- Born: 1965 (age 60–61) Bogota, D.C., Colombia
- Education: Harvard University Massachusetts Institute of Technology New York University
- Known for: Impact investing, LGBTQI+ activism
- Partner: Andrew Dier
- Parent(s): Virgilio Barco Vargas Carolina Isakson de Barco
- Family: Carolina Barco (sister) Julia Barco (sister) Diana Barco (sister)

= Virgilio Barco Isakson =

Colombian economist (born 1965)

Virgilio Barco Isakson (born 1965) is a Colombian impact investor and LBGTQI+ activist. He is the son of former Colombian President Virgilio Barco Vargas.

==Career==
Since 2013, Barco Isakson has been the first Latin America Director at Acumen, a leading impact investing fund that focuses on tackling global poverty.

In 2018, Barco Isakson co-founded ALIVE, an Impact Fund Manager based in Bogota, Colombia and became its Managing Partner.

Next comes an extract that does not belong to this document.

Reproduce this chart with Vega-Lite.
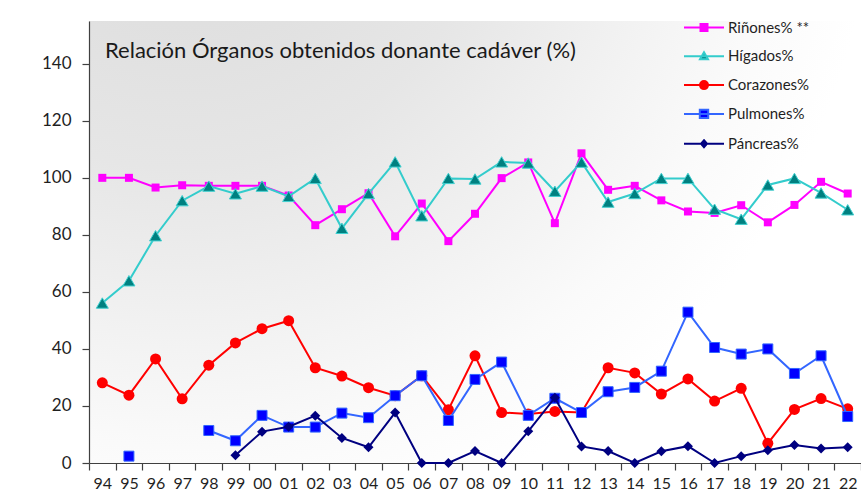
{
  "$schema": "https://vega.github.io/schema/vega-lite/v6.json",
  "width": 772,
  "height": 442,
  "autosize": {"type": "none"},
  "padding": {"left": 89, "top": 21, "right": 0, "bottom": 33},
  "background": "#ffffff",
  "view": {
    "stroke": null,
    "fill": {
      "gradient": "radial",
      "x1": 0.12, "y1": 0, "r1": 0,
      "x2": 0.12, "y2": 0, "r2": 0.9,
      "stops": [
        {"offset": 0, "color": "#d9d9d9"},
        {"offset": 0.45, "color": "#e6e6e6"},
        {"offset": 0.85, "color": "#fafafa"},
        {"offset": 1, "color": "#ffffff"}
      ]
    }
  },
  "config": {
    "font": "Lato",
    "axis": {"labelColor": "#1f1f1f", "domainColor": "#404040", "tickColor": "#404040", "domainWidth": 1.2, "tickWidth": 1.2, "grid": false, "title": null},
    "legend": {"title": null, "orient": "none", "legendX": 604, "legendY": -4.5, "symbolSize": 400, "symbolStrokeWidth": 2, "symbolOpacity": 1, "labelOffset": 13, "labelFontSize": 15, "labelColor": "#1f1f1f", "rowPadding": 9.8, "labelFont": "Lato", "padding": 0}
  },
  "title": {
    "text": "Relación Órganos obtenidos donante cadáver (%)",
    "anchor": "start", "frame": "group", "orient": "top",
    "offset": 0, "dx": 16, "dy": 63, "baseline": "alphabetic",
    "fontSize": 22, "fontWeight": "normal", "color": "#1a1a1a", "font": "Lato"
  },
  "data": {
    "values": [
      {"anio": "94", "Riñones% **": 100, "Hígados%": 56.1, "Corazones%": 28.1, "Pulmones%": null, "Páncreas%": null},
      {"anio": "95", "Riñones% **": 100, "Hígados%": 63.9, "Corazones%": 23.8, "Pulmones%": 2.4, "Páncreas%": null},
      {"anio": "96", "Riñones% **": 96.6, "Hígados%": 79.7, "Corazones%": 36.5, "Pulmones%": null, "Páncreas%": null},
      {"anio": "97", "Riñones% **": 97.4, "Hígados%": 92.0, "Corazones%": 22.5, "Pulmones%": null, "Páncreas%": null},
      {"anio": "98", "Riñones% **": 97.2, "Hígados%": 97.1, "Corazones%": 34.3, "Pulmones%": 11.4, "Páncreas%": null},
      {"anio": "99", "Riñones% **": 97.2, "Hígados%": 94.4, "Corazones%": 42.1, "Pulmones%": 7.8, "Páncreas%": 2.7},
      {"anio": "00", "Riñones% **": 97.2, "Hígados%": 97.1, "Corazones%": 47.1, "Pulmones%": 16.7, "Páncreas%": 11.0},
      {"anio": "01", "Riñones% **": 93.8, "Hígados%": 93.5, "Corazones%": 49.9, "Pulmones%": 12.6, "Páncreas%": 12.7},
      {"anio": "02", "Riñones% **": 83.4, "Hígados%": 99.8, "Corazones%": 33.4, "Pulmones%": 12.6, "Páncreas%": 16.6},
      {"anio": "03", "Riñones% **": 89.0, "Hígados%": 82.3, "Corazones%": 30.5, "Pulmones%": 17.5, "Páncreas%": 8.8},
      {"anio": "04", "Riñones% **": 94.6, "Hígados%": 94.5, "Corazones%": 26.4, "Pulmones%": 15.9, "Páncreas%": 5.5},
      {"anio": "05", "Riñones% **": 79.5, "Hígados%": 105.6, "Corazones%": 23.6, "Pulmones%": 23.6, "Páncreas%": 17.7},
      {"anio": "06", "Riñones% **": 91.0, "Hígados%": 86.7, "Corazones%": 30.6, "Pulmones%": 30.6, "Páncreas%": 0},
      {"anio": "07", "Riñones% **": 77.8, "Hígados%": 99.8, "Corazones%": 18.7, "Pulmones%": 14.9, "Páncreas%": 0},
      {"anio": "08", "Riñones% **": 87.4, "Hígados%": 99.6, "Corazones%": 37.6, "Pulmones%": 29.3, "Páncreas%": 4.2},
      {"anio": "09", "Riñones% **": 99.9, "Hígados%": 105.6, "Corazones%": 17.7, "Pulmones%": 35.4, "Páncreas%": 0},
      {"anio": "10", "Riñones% **": 105.4, "Hígados%": 105.2, "Corazones%": 17.2, "Pulmones%": 16.7, "Páncreas%": 11.1},
      {"anio": "11", "Riñones% **": 84.1, "Hígados%": 95.3, "Corazones%": 18.1, "Pulmones%": 22.7, "Páncreas%": 22.9},
      {"anio": "12", "Riñones% **": 108.6, "Hígados%": 105.5, "Corazones%": 17.7, "Pulmones%": 17.7, "Páncreas%": 5.8},
      {"anio": "13", "Riñones% **": 95.8, "Hígados%": 91.5, "Corazones%": 33.4, "Pulmones%": 25.0, "Páncreas%": 4.2},
      {"anio": "14", "Riñones% **": 97.2, "Hígados%": 94.5, "Corazones%": 31.6, "Pulmones%": 26.5, "Páncreas%": 0},
      {"anio": "15", "Riñones% **": 92.1, "Hígados%": 99.8, "Corazones%": 24.2, "Pulmones%": 32.2, "Páncreas%": 4.1},
      {"anio": "16", "Riñones% **": 88.2, "Hígados%": 99.8, "Corazones%": 29.5, "Pulmones%": 52.9, "Páncreas%": 5.9},
      {"anio": "17", "Riñones% **": 87.7, "Hígados%": 89.0, "Corazones%": 21.7, "Pulmones%": 40.5, "Páncreas%": 0},
      {"anio": "18", "Riñones% **": 90.4, "Hígados%": 85.5, "Corazones%": 26.2, "Pulmones%": 38.2, "Páncreas%": 2.4},
      {"anio": "19", "Riñones% **": 84.4, "Hígados%": 97.5, "Corazones%": 6.9, "Pulmones%": 40.0, "Páncreas%": 4.5},
      {"anio": "20", "Riñones% **": 90.5, "Hígados%": 99.8, "Corazones%": 18.8, "Pulmones%": 31.4, "Páncreas%": 6.3},
      {"anio": "21", "Riñones% **": 98.6, "Hígados%": 94.7, "Corazones%": 22.6, "Pulmones%": 37.6, "Páncreas%": 5.1},
      {"anio": "22", "Riñones% **": 94.5, "Hígados%": 88.8, "Corazones%": 19.0, "Pulmones%": 16.3, "Páncreas%": 5.5}
    ]
  },
  "transform": [
    {"fold": ["Riñones% **", "Hígados%", "Corazones%", "Pulmones%", "Páncreas%"], "as": ["serie", "valor"]}
  ],
  "encoding": {
    "x": {
      "field": "anio", "type": "ordinal",
      "scale": {"type": "band", "paddingInner": 0, "paddingOuter": 0,
        "domain": ["94","95","96","97","98","99","00","01","02","03","04","05","06","07","08","09","10","11","12","13","14","15","16","17","18","19","20","21","22"]},
      "axis": {"tickBand": "extent", "tickSize": 7, "labelPadding": 5, "labelFontSize": 16, "labelAngle": 0}
    },
    "y": {
      "field": "valor", "type": "quantitative",
      "scale": {"domain": [0, 155], "nice": false},
      "axis": {"values": [0, 20, 40, 60, 80, 100, 120, 140], "tickSize": 7, "labelPadding": 11, "labelFontSize": 17}
    }
  },
  "layer": [
    {
      "transform": [{"filter": {"field": "serie", "equal": "Riñones% **"}}],
      "layer": [
        {"mark": {"type": "line", "stroke": "#ff00ff", "strokeWidth": 2, "invalid": "break-paths-filter-domains"}},
        {"mark": {"type": "point", "shape": "square", "filled": true, "size": 64, "fill": "#ff00ff", "strokeWidth": 0, "opacity": 1}}
      ]
    },
    {
      "transform": [{"filter": {"field": "serie", "equal": "Hígados%"}}],
      "layer": [
        {"mark": {"type": "line", "stroke": "#33cccc", "strokeWidth": 2, "invalid": "break-paths-filter-domains"}},
        {"mark": {"type": "point", "shape": "triangle-up", "filled": true, "size": 144, "fill": "#008080", "stroke": "#40d0d0", "strokeWidth": 1, "opacity": 1}}
      ]
    },
    {
      "transform": [{"filter": {"field": "serie", "equal": "Corazones%"}}],
      "layer": [
        {"mark": {"type": "line", "stroke": "#ff0000", "strokeWidth": 2, "invalid": "break-paths-filter-domains"}},
        {"mark": {"type": "point", "shape": "circle", "filled": true, "size": 121, "fill": "#ff0000", "strokeWidth": 0, "opacity": 1}}
      ]
    },
    {
      "transform": [{"filter": {"field": "serie", "equal": "Pulmones%"}}],
      "layer": [
        {"mark": {"type": "line", "stroke": "#3366ff", "strokeWidth": 2, "invalid": "break-paths-filter-domains"}},
        {"mark": {"type": "point", "shape": "square", "filled": true, "size": 100, "fill": "#0000ff", "stroke": "#3366ff", "strokeWidth": 1, "opacity": 1}}
      ]
    },
    {
      "transform": [{"filter": {"field": "serie", "equal": "Páncreas%"}}],
      "layer": [
        {"mark": {"type": "line", "stroke": "#000080", "strokeWidth": 2, "invalid": "break-paths-filter-domains"}},
        {"mark": {"type": "point", "shape": "diamond", "filled": true, "size": 100, "fill": "#000080", "strokeWidth": 0, "opacity": 1}}
      ]
    },
    {
      "transform": [{"filter": {"field": "serie", "equal": "ninguna"}}],
      "mark": {"type": "point", "filled": true, "opacity": 1},
      "encoding": {
        "stroke": {"field": "serie", "type": "nominal",
          "scale": {"domain": ["Riñones% **", "Hígados%", "Corazones%", "Pulmones%", "Páncreas%"],
                    "range": ["#ff00ff", "#33cccc", "#ff0000", "#3366ff", "#000080"]}},
        "fill": {"field": "serie", "type": "nominal",
          "scale": {"domain": ["Riñones% **", "Hígados%", "Corazones%", "Pulmones%", "Páncreas%"],
                    "range": ["#ff00ff", "#008080", "#ff0000", "#0000ff", "#000080"]}},
        "shape": {"field": "serie", "type": "nominal",
          "scale": {"domain": ["Riñones% **", "Hígados%", "Corazones%", "Pulmones%", "Páncreas%"],
                    "range": [
                      "M-2,0H2M-0.35,-0.35H0.35V0.35H-0.35Z",
                      "M-2,0H2M0,-0.4L0.4,0.3L-0.4,0.3Z",
                      "M-2,0H2M0.4,0A0.4,0.4,0,1,1,-0.4,0A0.4,0.4,0,1,1,0.4,0Z",
                      "M-2,0H2M-0.42,-0.42H0.42V0.42H-0.42Z",
                      "M-2,0H2M0,-0.35L0.3,0L0,0.35L-0.3,0Z"
                    ]}}
      }
    }
  ]
}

In 2024, ALIVE was included in the Impact Assets 50 database of the 50 leading impact investment managers in the world.

From 2011 to 2013, Barco Isakson served as executive director of the Banca de Inversión Social, a nonprofit organization that is at the forefront of impact investing in Colombia.

From 2006 to 2010, Barco Isakson led Invest in Bogota, a public-private partnership that promotes foreign direct investment to the Greater Bogota region.

Previously, Barco Isakson headed the privatization unit at the Colombian Ministry of Finance and Public Credit and was an advisor on local economic development for the country's planning department. He has also worked as a management consultant at Booz Allen Hamilton in Brazil and as a financial analyst at Citibank in Spain.

== LGBTQI+ activism ==
Barco Isakson is the co-founder and Chairperson of the Board of Directors of Colombia Diversa, a Bogota-based nonprofit organization founded in 2004 that advocates for LGBTQI+ rights in Colombia. Colombia Diversa was instrumental in litigation that led the Colombian Constitutional Court to extend property, inheritance, and other benefits to same-sex couples in 2007, recognize de facto civil unions in 2009, and recognize same-sex marriage in 2011.

== Education ==
Barco Isakson holds a Bachelor of Arts in government from Harvard University (1987), a Master of Science in management from the Massachusetts Institute of Technology, and a Master of Arts in economics from New York University (1999).

==Personal life==
Barco Isakson was born to former Colombian president Virgilio Barco Vargas and Carolina Isakson Proctor. Barco Isakson is the youngest of four: Carolina, Julia, and Diana. He lives in Bogota with his partner, Andrew Dier, with whom he has been together since 1998.